By Tim Ghianni, October 21, 2016
THE FARM – James and Judith Dodge were a part of the original caravan of settlers to arrive here in 1971. He’s 69, she’s 70. “I’ll be 70 soon enough,’’ he adds, diplomatically as the two settle in at their dining room table in a home made entirely of materials picked up in yard sales and on Craigslist.
The bus Judith Dodge rode from California to the Tennessee Farm back in the ’70s.
Judith came on a bus from San Francisco. “James was picked up in New York.”
He had been an Army helicopter repairman in Vietnam and was pondering taking off on a Harley to see America.
Instead, he and two buddies, after learning about the caravan and its destination, invested in two Nabisco (vans) they drove down here to join in the grand social experiment.
Their family in the early years at The Farm.
Judith pulls out her iPad to show pictures of the original Farm caravan.
“This was my bus,” she says, pointing at one photo.
The bus, which was gutted to make room for the eight or nine travelers and their bathroom and sleep needs, “kept breaking down” on the journey.

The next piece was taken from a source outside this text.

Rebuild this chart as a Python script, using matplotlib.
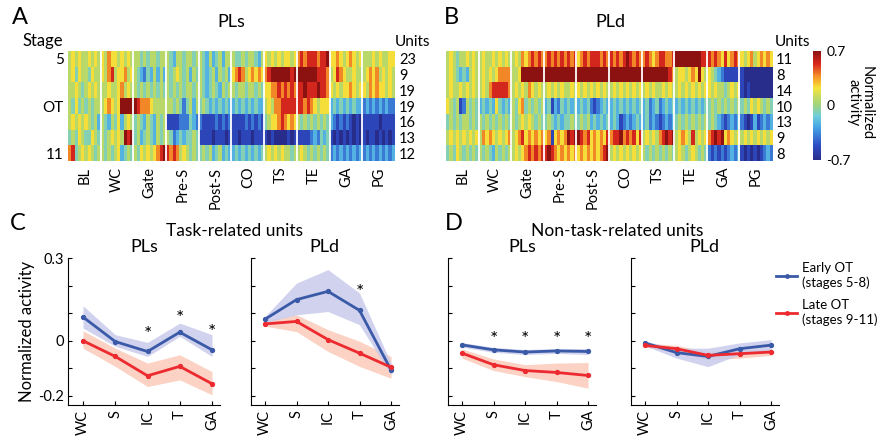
import numpy as np
import matplotlib
matplotlib.use("Agg")
import matplotlib.pyplot as plt
from matplotlib.lines import Line2D
from matplotlib.colors import LinearSegmentedColormap

plt.rcParams['font.family'] = ['Lato', 'DejaVu Sans']

# ---------------- Heatmap data (coded levels 0..9 -> -0.7..0.7) ----------------
epochs = ["BL", "WC", "Gate", "Pre-S", "Post-S", "CO", "TS", "TE", "GA", "PG"]
stage_labels = ["5", "", "", "OT", "", "", "11"]
units_pls = [23, 9, 19, 19, 16, 13, 12]
units_pld = [11, 8, 14, 10, 13, 9, 8]

pls_rows = [
    "5656556565 6576656565 5545455455 5435545545 5435345355 5445455435 6565656656 7878887889 6676567656 5556565566",
    "5646554655 6578566756 5432435353 5456545354 5434535453 6787567676 7899999989 9999998887 5687655655 5676756565",
    "5565456565 5565567565 5454545454 5454545545 5434543545 5455455454 6677878787 8898889887 6565667656 6576766565",
    "5464545455 5676569999 9877765555 5545424535 4543434343 3434343433 5657788888 8878765666 3434343433 2323232322",
    "5656565453 5435463565 4543543545 1111222432 2111121212 1111212121 4566787676 5454545454 3212121010 1111101111",
    "4546544654 5456565989 4534543545 5423434454 1111011101 1101110111 1010000101 1111232434 1010101010 1011010101",
    "7845656545 5454563454 5465656789 8787565454 4545345343 3434343434 5656565545 5654545454 2323232323 2323232323",
]
pld_rows = [
    "5654556565 5655656565 5657678787 7878787878 6787888787 8787898787 7876788778 9999999988 8787686787 6567567676",
    "5654343565 5656567777 5569999999 9999999999 9999999999 9999999999 9999999987 5665676965 6543211111 1000000000",
    "5655656565 5657888887 5656576565 5656565565 6565656565 5656565656 5656556565 5656565656 6565545656 1010000000",
    "6545125454 3434364343 5467454545 3413243434 3434212343 3434343434 3423423434 3434343434 4545454545 4546565454",
    "4545455454 5454545454 5456565454 4543434454 4545343434 3431232343 3423212323 4545454545 4543212323 2101312323",
    "5656565656 5767656567 5678676767 6716767989 9878676768 7889787868 5656578989 5676585656 7898967656 5656565656",
    "4546545454 5454354545 5656787878 8987676767 6767676789 5656565656 5454545454 5654565454 2121212323 1010101232",
]
levels = np.linspace(-0.7, 0.7, 10)

def decode(rows):
    return np.array([[levels[int(c)] for c in r.replace(" ", "")] for r in rows])

# ---------------- Line-plot data ----------------
xcats = ["WC", "S", "IC", "T", "GA"]
# Task-related, PLs
c_pls_early = [0.086, -0.003, -0.039, 0.031, -0.033]
c_pls_early_lo = [0.046, -0.020, -0.057, 0.016, -0.057]
c_pls_early_hi = [0.127, 0.022, -0.006, 0.064, 0.022]
c_pls_late = [0.000, -0.057, -0.127, -0.093, -0.156]
c_pls_late_lo = [-0.027, -0.093, -0.166, -0.142, -0.196]
c_pls_late_hi = [0.036, -0.027, -0.081, -0.051, -0.112]
c_pls_stars = [None, None, 0.022, 0.082, 0.031]
# Task-related, PLd
c_pld_early = [0.078, 0.149, 0.179, 0.110, -0.106]
c_pld_early_lo = [0.066, 0.094, 0.106, 0.058, -0.124]
c_pld_early_hi = [0.088, 0.209, 0.258, 0.173, -0.081]
c_pld_late = [0.061, 0.070, 0.004, -0.045, -0.096]
c_pld_late_lo = [0.053, 0.033, -0.039, -0.093, -0.136]
c_pld_late_hi = [0.075, 0.094, 0.040, -0.002, -0.057]
c_pld_stars = [None, None, None, 0.175, None]
# Non-task-related, PLs
d_pls_early = [-0.015, -0.033, -0.041, -0.037, -0.039]
d_pls_early_lo = [-0.023, -0.042, -0.050, -0.046, -0.050]
d_pls_early_hi = [-0.007, -0.024, -0.032, -0.028, -0.028]
d_pls_late = [-0.045, -0.087, -0.108, -0.115, -0.126]
d_pls_late_lo = [-0.063, -0.108, -0.130, -0.148, -0.172]
d_pls_late_hi = [-0.030, -0.066, -0.087, -0.081, -0.079]
d_pls_stars = [None, 0.004, 0.004, 0.006, 0.004]
# Non-task-related, PLd
d_pld_early = [-0.008, -0.043, -0.057, -0.029, -0.016]
d_pld_early_lo = [-0.018, -0.063, -0.094, -0.050, -0.039]
d_pld_early_hi = [-0.002, -0.027, -0.027, -0.008, 0.004]
d_pld_late = [-0.017, -0.029, -0.053, -0.047, -0.041]
d_pld_late_lo = [-0.023, -0.045, -0.069, -0.063, -0.053]
d_pld_late_hi = [-0.008, -0.017, -0.039, -0.033, -0.029]
d_pld_stars = [None, None, None, None, None]

BLUE = "#3a5aa8"
BLUE_BAND = "#c9cbec"
RED = "#ec2a2f"
RED_BAND = "#fbd2c3"

# muted jet-like colormap resembling the printed figure
cmap = LinearSegmentedColormap.from_list("mjet", [
    (0.00, (40/255, 45/255, 140/255)),
    (0.13, (45/255, 75/255, 195/255)),
    (0.30, (70/255, 165/255, 230/255)),
    (0.40, (110/255, 205/255, 220/255)),
    (0.50, (160/255, 212/255, 130/255)),
    (0.57, (190/255, 218/255, 100/255)),
    (0.66, (247/255, 228/255, 60/255)),
    (0.77, (245/255, 145/255, 40/255)),
    (0.88, (218/255, 40/255, 30/255)),
    (1.00, (140/255, 18/255, 18/255)),
])

W, H = 877, 437
fig = plt.figure(figsize=(W / 100, H / 100), dpi=100)

def ax_px(x0, y0, x1, y1):
    return fig.add_axes([x0 / W, 1 - y1 / H, (x1 - x0) / W, (y1 - y0) / H])

def heat(x0, x1, rows, units, left_labels):
    ax = ax_px(x0, 51, x1, 161)
    data = decode(rows)
    im = ax.imshow(data, cmap=cmap, vmin=-0.7, vmax=0.7, aspect="auto",
                   interpolation="nearest", extent=(0, 100, 7, 0))
    for b in range(10, 100, 10):
        ax.axvline(b, color="white", lw=1.3)
    ax.set_xlim(0, 100)
    ax.set_ylim(7, 0)
    ax.set_xticks(np.arange(5, 100, 10))
    ax.set_xticklabels(epochs, rotation=90, fontsize=10.5)
    ax.tick_params(axis="x", length=0, pad=4)
    ax.set_yticks(np.arange(7) + 0.5)
    if left_labels:
        ax.set_yticklabels(stage_labels, fontsize=11)
    else:
        ax.set_yticklabels([])
    ax.tick_params(axis="y", length=0, pad=3)
    for s in ax.spines.values():
        s.set_visible(False)
    axr = ax.twinx()
    axr.set_ylim(7, 0)
    axr.set_yticks(np.arange(7) + 0.5)
    axr.set_yticklabels([str(u) for u in units], fontsize=10.5)
    axr.tick_params(axis="y", length=0, pad=3)
    for s in axr.spines.values():
        s.set_visible(False)
    return ax, im

axA, im = heat(68, 395, pls_rows, units_pls, True)
axB, _ = heat(446, 772, pld_rows, units_pld, False)

# colorbar
cax = ax_px(813, 51, 821, 160)
cb = fig.colorbar(im, cax=cax, ticks=[-0.7, 0, 0.7])
cb.ax.set_yticklabels(["-0.7", "0", "0.7"], fontsize=10)
cb.ax.tick_params(length=0, pad=4)
cb.outline.set_visible(False)
fig.text(860 / W, 1 - 103 / H, "Normalized\nactivity", rotation=-90, ha="center",
         va="center", fontsize=10.5, linespacing=0.95)

# heatmap headers
fig.text(12 / W, 1 - 18 / H, "A", fontsize=17, va="center", ha="left")
fig.text(444 / W, 1 - 18 / H, "B", fontsize=17, va="center", ha="left")
fig.text(231 / W, 1 - 22 / H, "PLs", fontsize=13, va="center", ha="center")
fig.text(610 / W, 1 - 22 / H, "PLd", fontsize=13, va="center", ha="center")
fig.text(43 / W, 1 - 41 / H, "Stage", fontsize=12, va="center", ha="center")
fig.text(413 / W, 1 - 42 / H, "Units", fontsize=11, va="center", ha="center")
fig.text(793 / W, 1 - 42 / H, "Units", fontsize=11, va="center", ha="center")

# ---------------- Line panels ----------------
XL = (-0.45, 4.25)
YL = (-0.233, 0.3)

def line_panel(x_wc, x_ga, series, stars, title, ylabels):
    u = (x_ga - x_wc) / 4
    x0 = x_wc + XL[0] * u
    x1 = x_wc + XL[1] * u
    ax = ax_px(x0, 258, x1, 405)
    xs = np.arange(5)
    (e, elo, ehi, l, llo, lhi) = series
    ax.fill_between(xs, llo, lhi, color=RED_BAND, lw=0, zorder=1)
    ax.fill_between(xs, elo, ehi, color=BLUE_BAND, lw=0, zorder=1, alpha=0.85)
    ax.plot(xs, e, color=BLUE, lw=2, marker="o", ms=2.8, zorder=3)
    ax.plot(xs, l, color=RED, lw=2, marker="o", ms=2.8, zorder=3)
    for xi, sv in zip(xs, stars):
        if sv is not None:
            ax.text(xi, sv, "*", ha="center", va="center", fontsize=14)
    ax.set_xlim(*XL)
    ax.set_ylim(*YL)
    ax.set_xticks(xs)
    ax.set_xticklabels(xcats, rotation=90, fontsize=10.5)
    ax.set_yticks([-0.2, -0.1, 0, 0.1, 0.2, 0.3])
    if ylabels:
        ax.set_yticklabels(["-0.2", "", "0", "", "", "0.3"], fontsize=10.5)
    else:
        ax.set_yticklabels([])
    ax.tick_params(direction="in", length=3, width=0.8)
    for s in ["top", "right"]:
        ax.spines[s].set_visible(False)
    ax.spines["left"].set_bounds(YL[0], 0.3)
    ax.patch.set_alpha(0)
    ax.set_title(title, fontsize=13, pad=4)
    return ax

axC1 = line_panel(83, 212, (c_pls_early, c_pls_early_lo, c_pls_early_hi,
                            c_pls_late, c_pls_late_lo, c_pls_late_hi),
                  c_pls_stars, "PLs", True)
axC1.set_ylabel("Normalized activity", fontsize=12, labelpad=2)
line_panel(265, 391, (c_pld_early, c_pld_early_lo, c_pld_early_hi,
                      c_pld_late, c_pld_late_lo, c_pld_late_hi),
           c_pld_stars, "PLd", False)
line_panel(462, 588, (d_pls_early, d_pls_early_lo, d_pls_early_hi,
                      d_pls_late, d_pls_late_lo, d_pls_late_hi),
           d_pls_stars, "PLs", False)
line_panel(645, 771, (d_pld_early, d_pld_early_lo, d_pld_early_hi,
                      d_pld_late, d_pld_late_lo, d_pld_late_hi),
           d_pld_stars, "PLd", False)

fig.text(10 / W, 1 - 223 / H, "C", fontsize=17, va="center", ha="left")
fig.text(445 / W, 1 - 223 / H, "D", fontsize=17, va="center", ha="left")
fig.text(235 / W, 1 - 231 / H, "Task-related units", fontsize=12.5, va="center", ha="center")
fig.text(617 / W, 1 - 231 / H, "Non-task-related units", fontsize=12.5, va="center", ha="center")

handles = [Line2D([], [], color=BLUE, lw=2, marker="o", ms=2.5),
           Line2D([], [], color=RED, lw=2, marker="o", ms=2.5)]
fig.legend(handles, ["Early OT\n(stages 5-8)", "Late OT\n(stages 9-11)"],
           loc="upper left", bbox_to_anchor=(776 / W, 1 - 262 / H), frameon=False,
           fontsize=9.5, handlelength=1.6, handletextpad=0.4, labelspacing=0.8,
           borderaxespad=0, borderpad=0)

fig.savefig("out.png", dpi=100)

James – enlisted by idealistic guru/spiritual leader Stephen Gaskin to run the motor pool, keeping the buses operating – came in plenty handy.
“That’s my daughter in school class,” she says, pointing at a photo of a young Abigail.
James kept the buses going for many trips, including seven round-trips to Guatemala, where Farm residents helped build for and aid people.
The couple didn’t stay at The Farm long after “the changeover,” though.
In 1985, they moved to Nashville “to support ourselves.” Others did similarly.
James went to work as the driver of buses for country stars. Among his clients: Porter Wagoner, Charlie Daniels, Kathy Mattea and Foster and Lloyd.
“I drove Porter when he had a six-girl band.” He laughs. “Porter was a nice guy.”
Since she was trained as a midwife and knew how to help patients deal with pain, Judith went to work as a physical therapist at a rehab facility for knee and hip-replacement patients.
“We had always had the idea of coming back when we got close to retirement,” she says, noting that they began their journey “home” in 2009.
“We asked ourselves: do we have enough faith in the future? There were some nice young folk in here then, so it was a leap of faith.
“It was sort of ‘pay your money, take your chances,’” Judith says with a laugh.
After living in temporary housing, they finished up their permanent home and settled in for the long haul.
“We were fully aware of the good and the bad of the community,” she says.
Mostly it’s good, but, “There’s always this grumbling around the edges. In the middle it’s awesome. But it’s not for everybody.”